Илан сделал ему знак, что сам разберется. Увел женщину в сторону, посадил возле фельдшерского поста и накапал в воду сердечных капель. До безразличного состояния успокаивать не стал - кто ее знает, пойдет домой и заснет на улице. Намур с Обмороком в два хвоста плелись следом. Обоим нужен, обоим срочно, но у Обморока приоритет, он по делам больного. Обмороку показалось, у Рыжего начинается жар. Илан пошел и проверил. Нет, не начинается. Все отлично с Рыжим, грустит только. Ну, а кому в его положении будет весело? Зато у самого Обморока ледяные руки и полупьяные глаза, того гляди съедет по стеночке, на этот раз без внешней уважительной причины. Уходить в посольство отказывается, говорит, не имею права, не могу, потом полушепотом добавляет: боюсь.

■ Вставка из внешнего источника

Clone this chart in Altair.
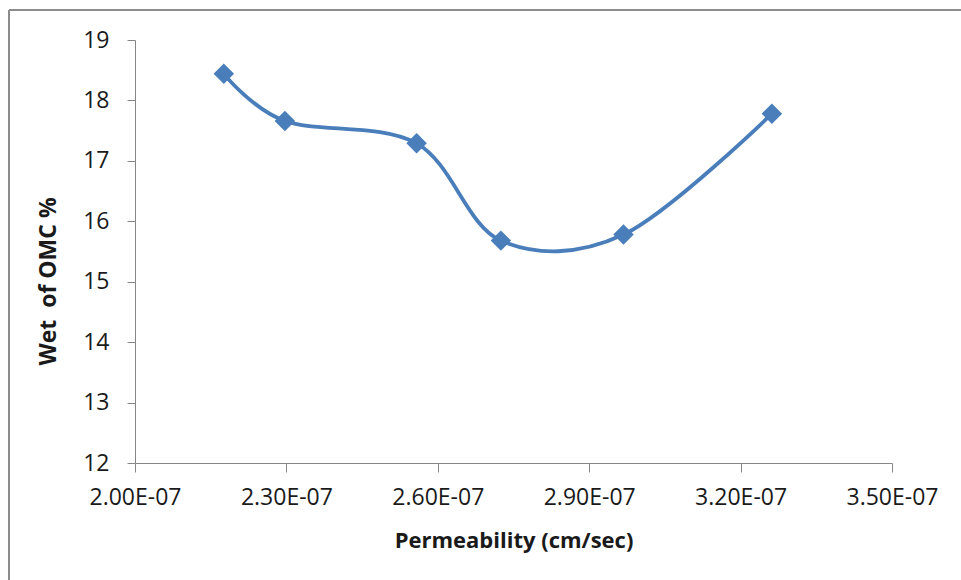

"Боюсь". И предыдущее - "Он не понял, за что". Илан тоже не понял, за что отрубили руку Эште. Поймал себя на том, что опять жалеет всех. Подбирает рыжим оправдания - почему они врут. Страшно, кто-то пытался одного из них убить без видимой причины. Или убить обоих, один пес, первый умрет, второй с ним связан смертным обязательством. Перспективы неясны, предали свои, от которых никто не ждал. И предали жестоко. Вопрос: "Боишься оставить одного или боишься вернуться один в посольство?" - готовый сорваться, не задал, вовремя остановил себя. Пусть сам расскажет. Или пусть кир Хагиннор его спросит, если сочтет необходимым. Но Обморок этот вопрос по глазам прочел и опустил голову. Возможно, и у него самого нет объяснения. Просто безотчетный страх перед будущим из-за настоящего, в котором творится какая-то неясная и непредсказуемая юхня. Зараза Мышь, подкинет слово в голову и сбежит. Зови ее на операции - сам этим языком не только заговоришь, но и задумаешь...
– Все будет хорошо, - сказал Илан.
– Я попрошу принести и застелить вторую кровать и распоряжусь, чтобы к вам не входил никто, кроме медперсонала. Я за то, чтобы за больными ухаживали близкие люди, но до измождения доводить себя не нужно.
– Вы не дали знать в адмиралтейство, что мне необходимо встретиться с киром Хагиннором?
– Придите сначала в себя, мои хорошие. Кир Хагиннор - потом.
– Но...
– Чтобы связаться с силами, управляющими вашей жизнью, вам пока достаточно позвать доктора Илана. Не усложняйте свое положение, оно и так непростое. Хотя бы выспитесь. Кир Хагиннор - потом.